[Stored items from a collection]
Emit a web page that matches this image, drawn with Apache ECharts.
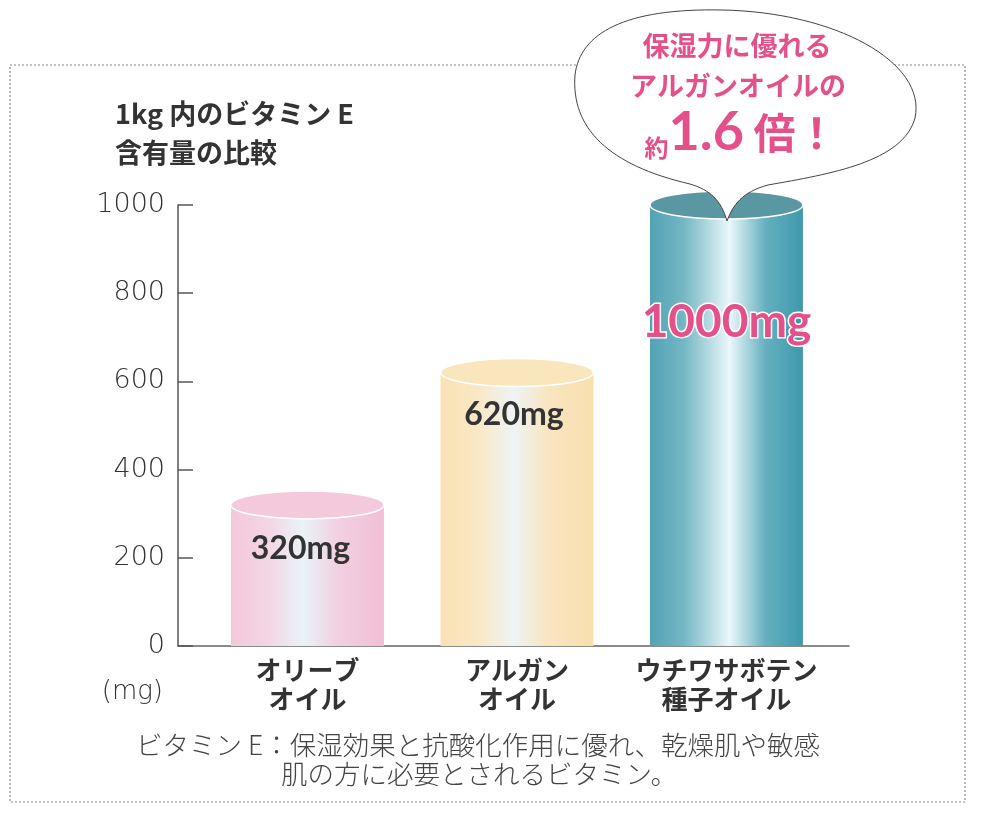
<!DOCTYPE html>
<html>
<head>
<meta charset="utf-8">
<script src="https://cdn.jsdelivr.net/npm/echarts@6/dist/echarts.min.js"></script>
<style>html,body{margin:0;padding:0;background:#fff}#c{width:984px;height:820px}</style>
</head>
<body>
<div id="c"></div>
<script>
// ---- data ----
const categories = ['オリーブ\nオイル', 'アルガン\nオイル', 'ウチワサボテン\n種子オイル'];
const values = [320, 620, 1000];
const yMin = 0, yMax = 1000, yInterval = 200;
const titleText = '1kg 内のビタミン E\n含有量の比較';
const unitText = '(mg)';
const footerLines = ['ビタミン E：保湿効果と抗酸化作用に優れ、乾燥肌や敏感', '肌の方に必要とされるビタミン。'];
const bubbleLines = ['保湿力に優れる', 'アルガンオイルの'];

// ---- styles ----
const JP = '"Noto Sans CJK JP", "Noto Sans", sans-serif';
const NUM = 'Lato, "Noto Sans", sans-serif';
const THIN = '"DejaVu Sans", "Noto Sans", sans-serif';
const PINK = '#e4508a';
const bodyStops = [
  [[0,'#f3c8db'],[0.25,'#f3d6e4'],[0.47,'#eaf3f7'],[0.7,'#f1d0e1'],[1,'#f1bed5']],
  [[0,'#f9e1b3'],[0.25,'#f9e8c6'],[0.48,'#eef4f4'],[0.7,'#f8e5c0'],[1,'#f8dfae']],
  [[0,'#52a3b4'],[0.22,'#74b6c4'],[0.52,'#eaf7fb'],[0.76,'#63afbf'],[1,'#3e99ab']]
];
const topColors = ['#f4c9dc', '#fae6bd', '#5b97a3'];
const labelDy = [44, 42, 117];
const labelDx = [7, 3, 0];
const labelStyles = [
  {fill:'#333', size:32, stroke:null},
  {fill:'#333', size:32, stroke:null},
  {fill:PINK, size:46, stroke:'#fff'}
];

const chart = echarts.init(document.getElementById('c'), null, {renderer:'canvas'});

function renderItem(params, api) {
  const i = api.value(0), v = api.value(1);
  const top = api.coord([i, v]);
  const base = api.coord([i, 0]);
  const w = api.size([0.73, 0])[0];
  const rx = w / 2, ry = 14;
  const ls = labelStyles[i];
  const textStyle = {
    text: v + 'mg', x: top[0] - labelDx[i], y: top[1] + labelDy[i],
    align: 'center', verticalAlign: 'middle',
    fontSize: ls.size, fontWeight: 'bold', fontFamily: NUM, fill: ls.fill
  };
  if (ls.stroke) { textStyle.stroke = ls.stroke; textStyle.lineWidth = 3; }
  return {
    type: 'group',
    children: [
      {type:'rect', shape:{x: top[0]-rx, y: top[1], width: w, height: base[1]-top[1]},
       style:{fill: {type:'linear', x:0, y:0, x2:1, y2:0, colorStops: bodyStops[i].map(s=>({offset:s[0], color:s[1]}))}}},
      {type:'ellipse', shape:{cx: top[0], cy: top[1], rx: rx, ry: ry},
       style:{fill: topColors[i], stroke:'#ffffff', lineWidth:1.5}},
      {type:'text', style: textStyle, z2: 10}
    ]
  };
}

const bubblePath = 'M 727 221 C 733 205, 742 192, 768 185 C 830 174, 903 162, 915 118 C 927 62, 835 12, 722 10 C 625 8, 580 33, 575 75 C 571 128, 608 165, 690 184 C 710 190, 721 200, 727 221 Z';

function renderBubble() {
  return {
    type: 'group',
    children: [
      {type:'path', shape:{pathData: bubblePath}, style:{fill:'#fff', stroke:'#444', lineWidth:1}},
      {type:'text', style:{text: bubbleLines[0], x: 737, y: 46, align:'center', verticalAlign:'middle',
        fontSize: 27, fontWeight:'bold', fill: PINK, fontFamily: JP}},
      {type:'text', style:{text: bubbleLines[1], x: 738, y: 86, align:'center', verticalAlign:'middle',
        fontSize: 27, fontWeight:'bold', fill: PINK, fontFamily: JP}},
      {type:'text', style:{text: '{a|約}{b|1.6}{c| 倍！}', x: 741, y: 133, align:'center', verticalAlign:'middle',
        fill: PINK, rich: {
          a: {fontSize: 24, fontWeight:'bold', fontFamily: JP, fill: PINK, verticalAlign:'bottom'},
          b: {fontSize: 54, fontWeight:'bold', fontFamily: NUM, fill: PINK},
          c: {fontSize: 42, fontWeight:'bold', fontFamily: JP, fill: PINK}
        }}}
    ]
  };
}

const option = {
  backgroundColor: '#fff',
  animation: false,
  title: {
    text: titleText, left: 110, top: 89,
    textStyle: {fontSize: 27, fontWeight: 'bold', lineHeight: 39, color: '#333', fontFamily: JP}
  },
  grid: {left: 178, top: 205, right: 135, bottom: 174, containLabel: false},
  xAxis: {
    type: 'value', min: -0.618, max: 2.585,
    axisLine: {show: true, lineStyle: {color: '#666', width: 1.5}},
    axisTick: {show: false}, splitLine: {show: false},
    axisLabel: {
      customValues: [0, 1, 2],
      formatter: v => categories[Math.round(v)] || '',
      fontSize: 26, fontWeight: 'bold', lineHeight: 29, margin: 10,
      color: '#333', fontFamily: JP
    }
  },
  yAxis: {
    type: 'value', min: yMin, max: yMax, interval: yInterval,
    axisLine: {show: true, onZero: false, lineStyle: {color: '#555', width: 1.5}},
    axisTick: {show: true, inside: true, length: 15, lineStyle: {color: '#555', width: 1.5}},
    splitLine: {show: false},
    axisLabel: {fontSize: 27, fontWeight: 200, color: '#333', margin: 13, fontFamily: THIN,
      formatter: v => String(v)}
  },
  series: [{
    type: 'custom', clip: false, z: 3,
    renderItem: renderItem,
    data: values.map((v, i) => [i, v])
  }, {
    type: 'custom', clip: false, z: 20, silent: true,
    renderItem: renderBubble,
    data: [[0, 0]]
  }],
  graphic: [
    {type:'rect', z: 0, shape:{x:10, y:65, width:955, height:737},
     style:{fill:'none', stroke:'#888', lineWidth:1.2, lineDash:[2,2]}},
    {type:'text', z: 5, style:{text: unitText, x: 163, y: 692, align:'right', verticalAlign:'middle',
      fontSize: 26, fontWeight: 200, fill:'#333', fontFamily: THIN}},
    {type:'text', z: 5, style:{text: footerLines[0], x: 478, y: 745, align:'center', verticalAlign:'middle',
      fontSize: 26.5, fill:'#444', fontFamily: JP, fontWeight: 300}},
    {type:'text', z: 5, style:{text: footerLines[1], x: 479, y: 774, align:'center', verticalAlign:'middle',
      fontSize: 26.5, fill:'#444', fontFamily: JP, fontWeight: 300}}
  ]
};
chart.setOption(option);
</script>
</body>
</html>
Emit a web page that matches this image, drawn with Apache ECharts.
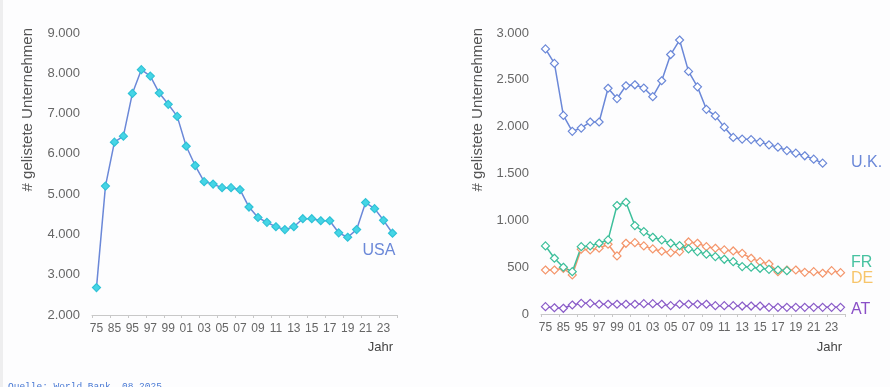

> **TASK DIRECTIONS**: Leave out all images, then reproduce the entries above exactly.

> **EXERCISE ANSWER**:
Emit a web page that matches this image, drawn with Apache ECharts.
<!DOCTYPE html>
<html>
<head>
<meta charset="utf-8">
<script src="https://cdn.jsdelivr.net/npm/echarts@6/dist/echarts.min.js"></script>
<style>html,body{margin:0;padding:0;background:#fff}#c{width:984px;height:820px}</style>
</head>
<body>
<div id="c"></div>
<script>
// ---- data ----
const categories = ['オリーブ\nオイル', 'アルガン\nオイル', 'ウチワサボテン\n種子オイル'];
const values = [320, 620, 1000];
const yMin = 0, yMax = 1000, yInterval = 200;
const titleText = '1kg 内のビタミン E\n含有量の比較';
const unitText = '(mg)';
const footerLines = ['ビタミン E：保湿効果と抗酸化作用に優れ、乾燥肌や敏感', '肌の方に必要とされるビタミン。'];
const bubbleLines = ['保湿力に優れる', 'アルガンオイルの'];

// ---- styles ----
const JP = '"Noto Sans CJK JP", "Noto Sans", sans-serif';
const NUM = 'Lato, "Noto Sans", sans-serif';
const THIN = '"DejaVu Sans", "Noto Sans", sans-serif';
const PINK = '#e4508a';
const bodyStops = [
  [[0,'#f3c8db'],[0.25,'#f3d6e4'],[0.47,'#eaf3f7'],[0.7,'#f1d0e1'],[1,'#f1bed5']],
  [[0,'#f9e1b3'],[0.25,'#f9e8c6'],[0.48,'#eef4f4'],[0.7,'#f8e5c0'],[1,'#f8dfae']],
  [[0,'#52a3b4'],[0.22,'#74b6c4'],[0.52,'#eaf7fb'],[0.76,'#63afbf'],[1,'#3e99ab']]
];
const topColors = ['#f4c9dc', '#fae6bd', '#5b97a3'];
const labelDy = [44, 42, 117];
const labelDx = [7, 3, 0];
const labelStyles = [
  {fill:'#333', size:32, stroke:null},
  {fill:'#333', size:32, stroke:null},
  {fill:PINK, size:46, stroke:'#fff'}
];

const chart = echarts.init(document.getElementById('c'), null, {renderer:'canvas'});

function renderItem(params, api) {
  const i = api.value(0), v = api.value(1);
  const top = api.coord([i, v]);
  const base = api.coord([i, 0]);
  const w = api.size([0.73, 0])[0];
  const rx = w / 2, ry = 14;
  const ls = labelStyles[i];
  const textStyle = {
    text: v + 'mg', x: top[0] - labelDx[i], y: top[1] + labelDy[i],
    align: 'center', verticalAlign: 'middle',
    fontSize: ls.size, fontWeight: 'bold', fontFamily: NUM, fill: ls.fill
  };
  if (ls.stroke) { textStyle.stroke = ls.stroke; textStyle.lineWidth = 3; }
  return {
    type: 'group',
    children: [
      {type:'rect', shape:{x: top[0]-rx, y: top[1], width: w, height: base[1]-top[1]},
       style:{fill: {type:'linear', x:0, y:0, x2:1, y2:0, colorStops: bodyStops[i].map(s=>({offset:s[0], color:s[1]}))}}},
      {type:'ellipse', shape:{cx: top[0], cy: top[1], rx: rx, ry: ry},
       style:{fill: topColors[i], stroke:'#ffffff', lineWidth:1.5}},
      {type:'text', style: textStyle, z2: 10}
    ]
  };
}

const bubblePath = 'M 727 221 C 733 205, 742 192, 768 185 C 830 174, 903 162, 915 118 C 927 62, 835 12, 722 10 C 625 8, 580 33, 575 75 C 571 128, 608 165, 690 184 C 710 190, 721 200, 727 221 Z';

function renderBubble() {
  return {
    type: 'group',
    children: [
      {type:'path', shape:{pathData: bubblePath}, style:{fill:'#fff', stroke:'#444', lineWidth:1}},
      {type:'text', style:{text: bubbleLines[0], x: 737, y: 46, align:'center', verticalAlign:'middle',
        fontSize: 27, fontWeight:'bold', fill: PINK, fontFamily: JP}},
      {type:'text', style:{text: bubbleLines[1], x: 738, y: 86, align:'center', verticalAlign:'middle',
        fontSize: 27, fontWeight:'bold', fill: PINK, fontFamily: JP}},
      {type:'text', style:{text: '{a|約}{b|1.6}{c| 倍！}', x: 741, y: 133, align:'center', verticalAlign:'middle',
        fill: PINK, rich: {
          a: {fontSize: 24, fontWeight:'bold', fontFamily: JP, fill: PINK, verticalAlign:'bottom'},
          b: {fontSize: 54, fontWeight:'bold', fontFamily: NUM, fill: PINK},
          c: {fontSize: 42, fontWeight:'bold', fontFamily: JP, fill: PINK}
        }}}
    ]
  };
}

const option = {
  backgroundColor: '#fff',
  animation: false,
  title: {
    text: titleText, left: 110, top: 89,
    textStyle: {fontSize: 27, fontWeight: 'bold', lineHeight: 39, color: '#333', fontFamily: JP}
  },
  grid: {left: 178, top: 205, right: 135, bottom: 174, containLabel: false},
  xAxis: {
    type: 'value', min: -0.618, max: 2.585,
    axisLine: {show: true, lineStyle: {color: '#666', width: 1.5}},
    axisTick: {show: false}, splitLine: {show: false},
    axisLabel: {
      customValues: [0, 1, 2],
      formatter: v => categories[Math.round(v)] || '',
      fontSize: 26, fontWeight: 'bold', lineHeight: 29, margin: 10,
      color: '#333', fontFamily: JP
    }
  },
  yAxis: {
    type: 'value', min: yMin, max: yMax, interval: yInterval,
    axisLine: {show: true, onZero: false, lineStyle: {color: '#555', width: 1.5}},
    axisTick: {show: true, inside: true, length: 15, lineStyle: {color: '#555', width: 1.5}},
    splitLine: {show: false},
    axisLabel: {fontSize: 27, fontWeight: 200, color: '#333', margin: 13, fontFamily: THIN,
      formatter: v => String(v)}
  },
  series: [{
    type: 'custom', clip: false, z: 3,
    renderItem: renderItem,
    data: values.map((v, i) => [i, v])
  }, {
    type: 'custom', clip: false, z: 20, silent: true,
    renderItem: renderBubble,
    data: [[0, 0]]
  }],
  graphic: [
    {type:'rect', z: 0, shape:{x:10, y:65, width:955, height:737},
     style:{fill:'none', stroke:'#888', lineWidth:1.2, lineDash:[2,2]}},
    {type:'text', z: 5, style:{text: unitText, x: 163, y: 692, align:'right', verticalAlign:'middle',
      fontSize: 26, fontWeight: 200, fill:'#333', fontFamily: THIN}},
    {type:'text', z: 5, style:{text: footerLines[0], x: 478, y: 745, align:'center', verticalAlign:'middle',
      fontSize: 26.5, fill:'#444', fontFamily: JP, fontWeight: 300}},
    {type:'text', z: 5, style:{text: footerLines[1], x: 479, y: 774, align:'center', verticalAlign:'middle',
      fontSize: 26.5, fill:'#444', fontFamily: JP, fontWeight: 300}}
  ]
};
chart.setOption(option);
</script>
</body>
</html>
Emit a web page that matches this image, drawn with Apache ECharts.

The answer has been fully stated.